When to use a spreadsheet versus a full cloud cost management platform

A spreadsheet is ideal for early planning, internal communication, migration workshops, and scenario analysis. It is inexpensive, familiar, and flexible. However, a spreadsheet becomes less effective once an environment grows large and dynamic. At scale, organizations benefit from automated tagging, cost allocation, anomaly detection, and governance tools. In that context, the spreadsheet remains useful as a planning and storytelling tool, while the operational source of truth shifts to billing exports and cloud cost management platforms.

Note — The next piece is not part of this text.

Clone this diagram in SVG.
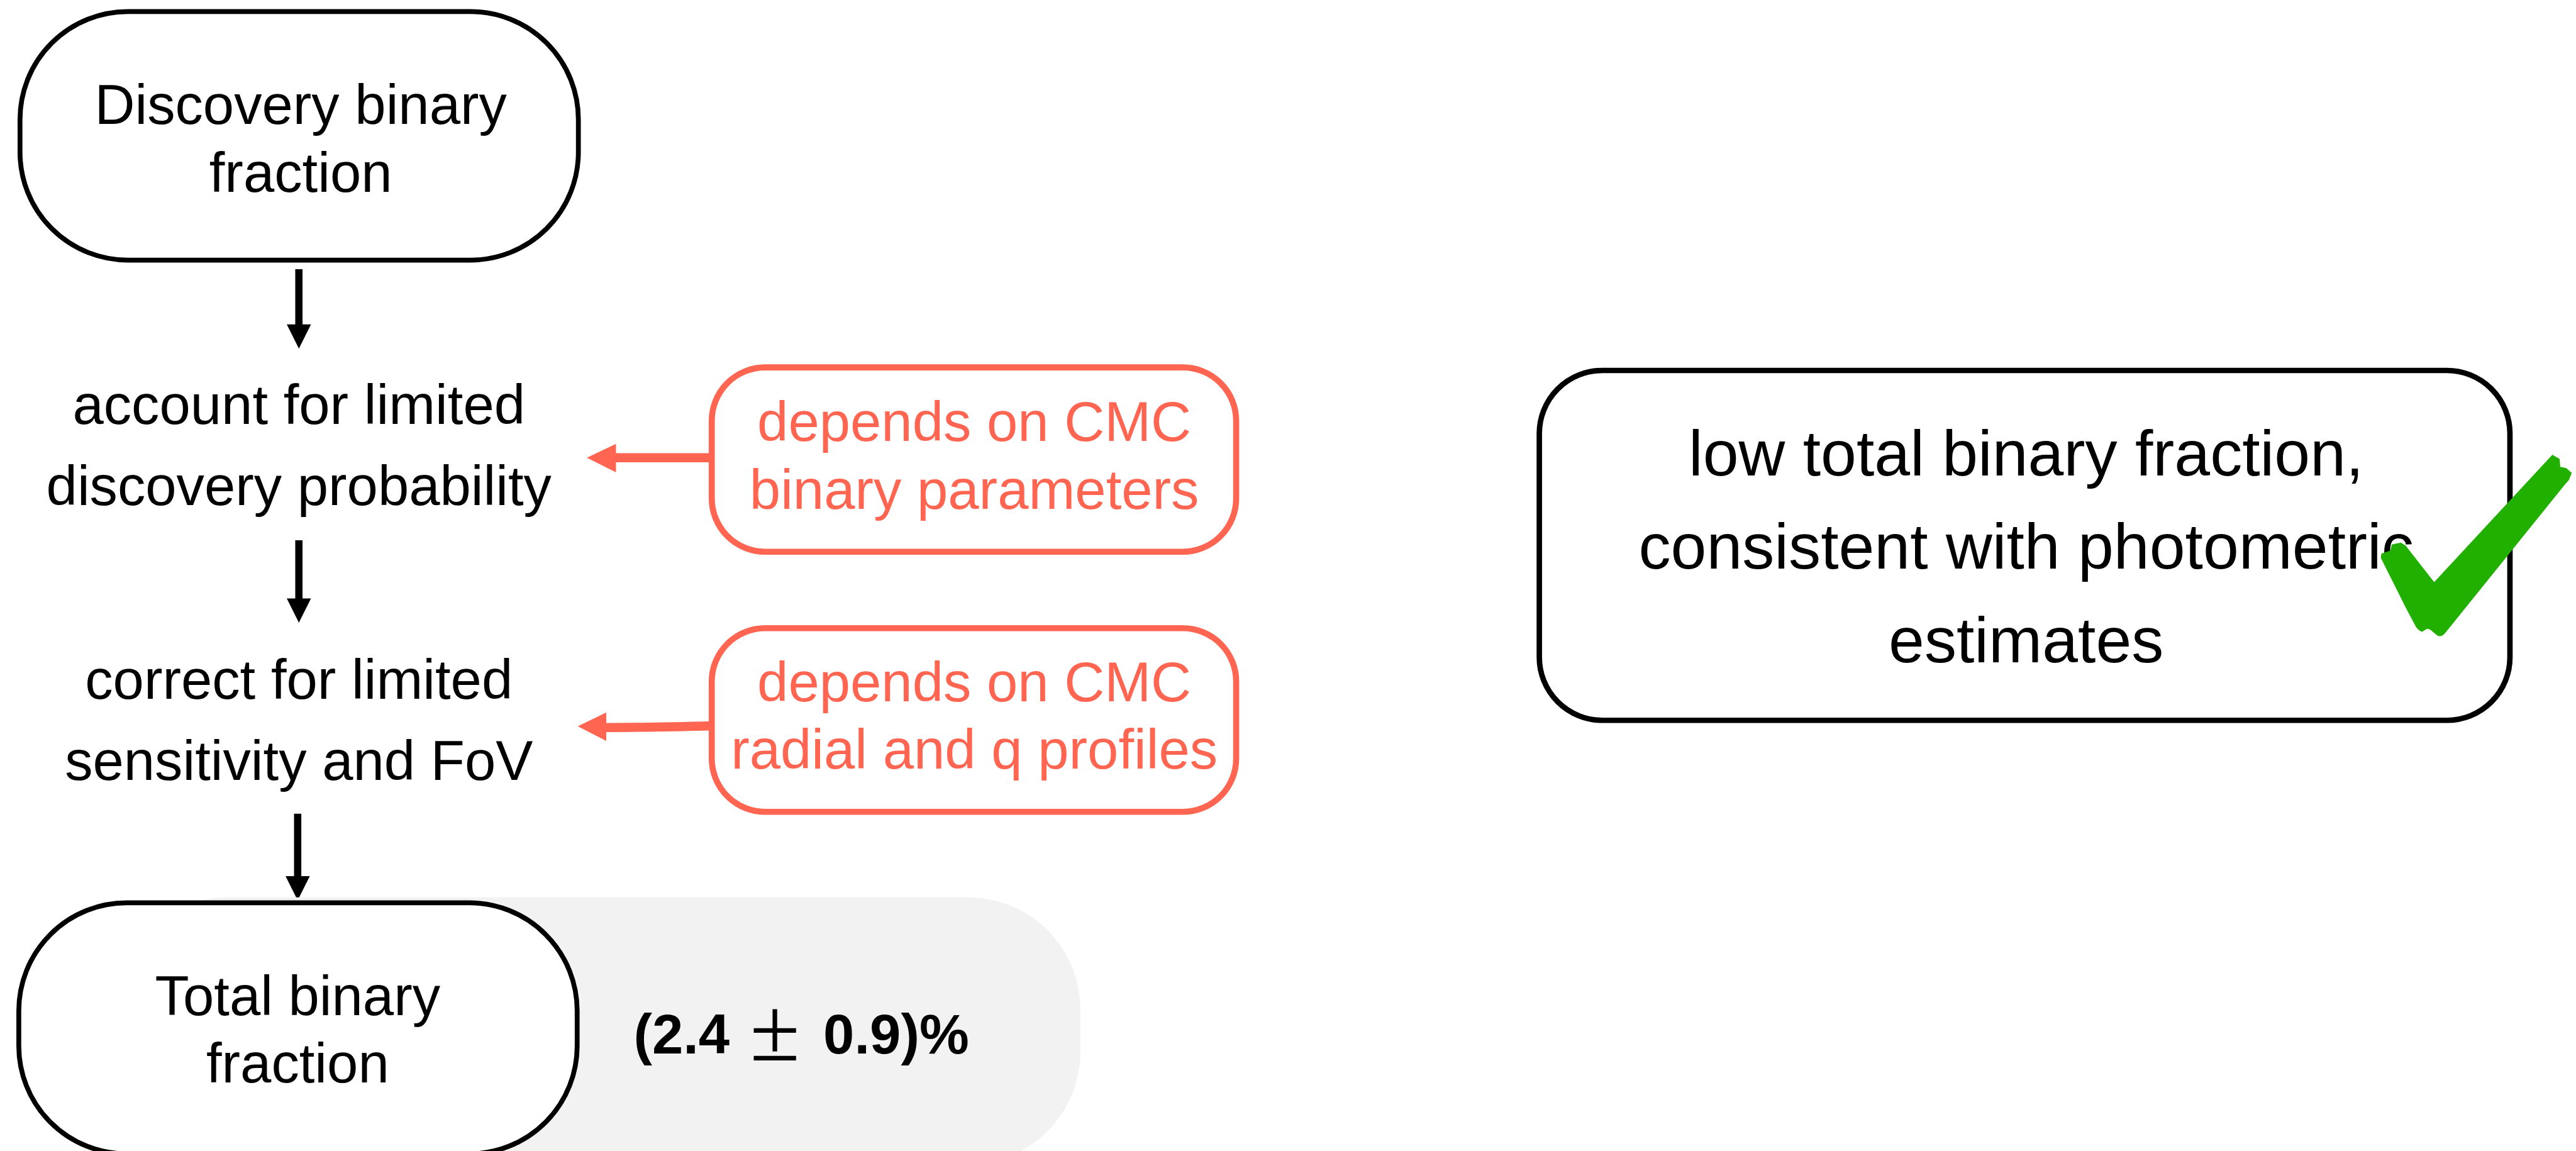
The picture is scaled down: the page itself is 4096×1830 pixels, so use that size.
<svg xmlns="http://www.w3.org/2000/svg" width="4096" height="1830" viewBox="0 0 4096 1830">
<style>
.t{font-family:"Liberation Sans",Arial,sans-serif;font-size:92px;fill:#000;text-anchor:middle}
.r{fill:#FF6550}
.box{fill:#fff;stroke:#000;stroke-width:8}
.rbox{fill:#fff;stroke:#FF6550;stroke-width:10}
.blk{stroke:#000;stroke-width:12;fill:none}
.red{stroke:#FF6550;stroke-width:15;fill:none}
</style>
<rect width="4096" height="1830" fill="#fff"/>
<g transform="scale(0.964)">
<g id="connectors">
<line class="blk" x1="493" y1="444" x2="493" y2="537"/>
<polygon points="473,535 513,535 493,575" fill="#000"/>
<line class="blk" x1="493" y1="891" x2="493" y2="989"/>
<polygon points="473,987 513,987 493,1027" fill="#000"/>
<line class="blk" x1="491" y1="1342" x2="491" y2="1447"/>
<polygon points="471,1445 511,1445 491,1485" fill="#000"/>
<line class="red" x1="1174" y1="755" x2="1012" y2="755"/>
<polygon points="968,755 1016,732 1016,779" fill="#FF6550"/>
<path class="red" d="M1174,1197 C1100,1199 1060,1200 996,1200"/>
<polygon points="953,1198 1000,1175 1000,1222" fill="#FF6550"/>
</g>
<g id="discovery">
<rect class="box" x="33" y="19" width="921" height="410" rx="178" ry="178"/>
<text class="t" x="496" y="204">Discovery binary</text>
<text class="t" x="496" y="316">fraction</text>
</g>
<g id="account">
<text class="t" x="493" y="699">account for limited</text>
<text class="t" x="493" y="833">discovery probability</text>
</g>
<g id="correct">
<text class="t" x="493" y="1152">correct for limited</text>
<text class="t" x="493" y="1286">sensitivity and FoV</text>
</g>
<g id="dep1">
<rect class="rbox" x="1174" y="606" width="865" height="304" rx="88" ry="88"/>
<text class="t r" x="1607" y="727">depends on CMC</text>
<text class="t r" x="1607" y="839">binary parameters</text>
</g>
<g id="dep2">
<rect class="rbox" x="1174" y="1036" width="865" height="303" rx="88" ry="88"/>
<text class="t r" x="1607" y="1157">depends on CMC</text>
<text class="t r" x="1607" y="1268">radial and q profiles</text>
</g>
<g id="total">
<rect x="190" y="1480" width="1592" height="440" rx="185" ry="185" fill="#F2F2F2"/>
<rect class="box" x="31" y="1489" width="921" height="414" rx="178" ry="178"/>
<text class="t" x="491" y="1674">Total binary</text>
<text class="t" x="491" y="1785">fraction</text>
<text x="1045" y="1738" style="font-family:'Liberation Sans',Arial,sans-serif;font-size:92px;font-weight:bold">(2.4</text>
<text x="1237" y="1749" style="font-family:'Liberation Serif','Times New Roman',serif;font-size:150px">±</text>
<text x="1358" y="1738" style="font-family:'Liberation Sans',Arial,sans-serif;font-size:92px;font-weight:bold">0.9)%</text>
</g>
<g id="conclusion">
<rect x="2539" y="611" width="1601" height="577" rx="104" ry="104" fill="#fff" stroke="#000" stroke-width="9"/>
<text class="t" x="3342" y="784" style="font-size:106px">low total binary fraction,</text>
<text class="t" x="3342" y="938" style="font-size:106px">consistent with photometric</text>
<text class="t" x="3342" y="1092" style="font-size:106px">estimates</text>
<path d="M4210,750 L4222,757 L4223,770 L4233,772 L4242,780 L4237,792 L4230,800 L4034,1043 Q4027,1052 4020,1048 L4008,1038 L4003,1037 L3995,1042 Q3990,1041 3985,1034 L3967,1000 L3927,920 L3928,913 L3943,908 L3945,898 L3960,895 L3968,900 L4015,960 Z" fill="#21AF00"/>
</g>
</g>
</svg>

That said, even mature teams continue to use spreadsheets because they are unmatched for what-if modeling. You can ask questions like these and answer them quickly:

  • What if we move production to a different region?
  • What if we cut compute by 20% through rightsizing?
  • What if customer growth doubles outbound traffic in six months?
  • What if we adopt a savings plan after the first quarter?

Reliable public resources to validate your assumptions

Cloud budgeting should be grounded in reliable references, especially when spreadsheets are used for executive planning. For foundational cloud guidance, review the National Institute of Standards and Technology cloud computing definition at NIST SP 800-145. For practical cloud security planning that often influences architecture and cost decisions, the Cybersecurity and Infrastructure Security Agency provides guidance at CISA Cloud Security. For academic context on cloud economics and elasticity, the University of California, Berkeley has published influential material at UC Berkeley EECS cloud computing research.

These sources do not replace service-level pricing pages, but they help teams understand the broader principles behind cloud architecture, operating models, and cost behavior. That context matters because cloud spending is not only about rates. It is also about workload design, resilience, data retention, network flows, and operational maturity.

Best practices for maintaining an AWS calculator spreadsheet over time

Once a spreadsheet exists, the next challenge is keeping it accurate. A stale spreadsheet becomes misleading, even if its formulas are perfect. The easiest solution is to create a lightweight update process. Review rates quarterly. Validate assumptions after major releases. Separate current-state estimates from future-state scenarios. Save dated versions so you can compare how actual cloud usage evolves against the forecast.

You should also annotate every rate source. If a storage line uses $0.023 per GB-month, note where that assumption came from and when it was last verified. If a region multiplier is applied, document the reason. If a 20% compute discount is assumed, specify whether that comes from an expected Savings Plan, historical optimization, or an internal target. Good documentation makes the spreadsheet more trustworthy and easier to transfer between teams.

Final takeaways

An AWS calculator spreadsheet is not just a budgeting worksheet. It is a strategic planning tool that turns infrastructure design into a financial conversation everyone can understand. The best models make assumptions visible, break costs into meaningful categories, and support scenario testing. They help teams identify whether compute, storage, transfer, or support is driving spend. They also create a common language between technical and financial stakeholders.

If you are building or reviewing a cloud budget today, start with a simple model like the calculator above. Add only the inputs you truly understand. Validate the largest cost drivers first. Then refine the spreadsheet as architecture decisions become more concrete. That approach keeps the model useful, transparent, and aligned with the way real cloud projects evolve.

Pricing examples in this guide are representative public planning figures and may change by region, usage tier, service selection, or AWS pricing updates. Always confirm final rates using current official AWS pricing documentation before making commitments.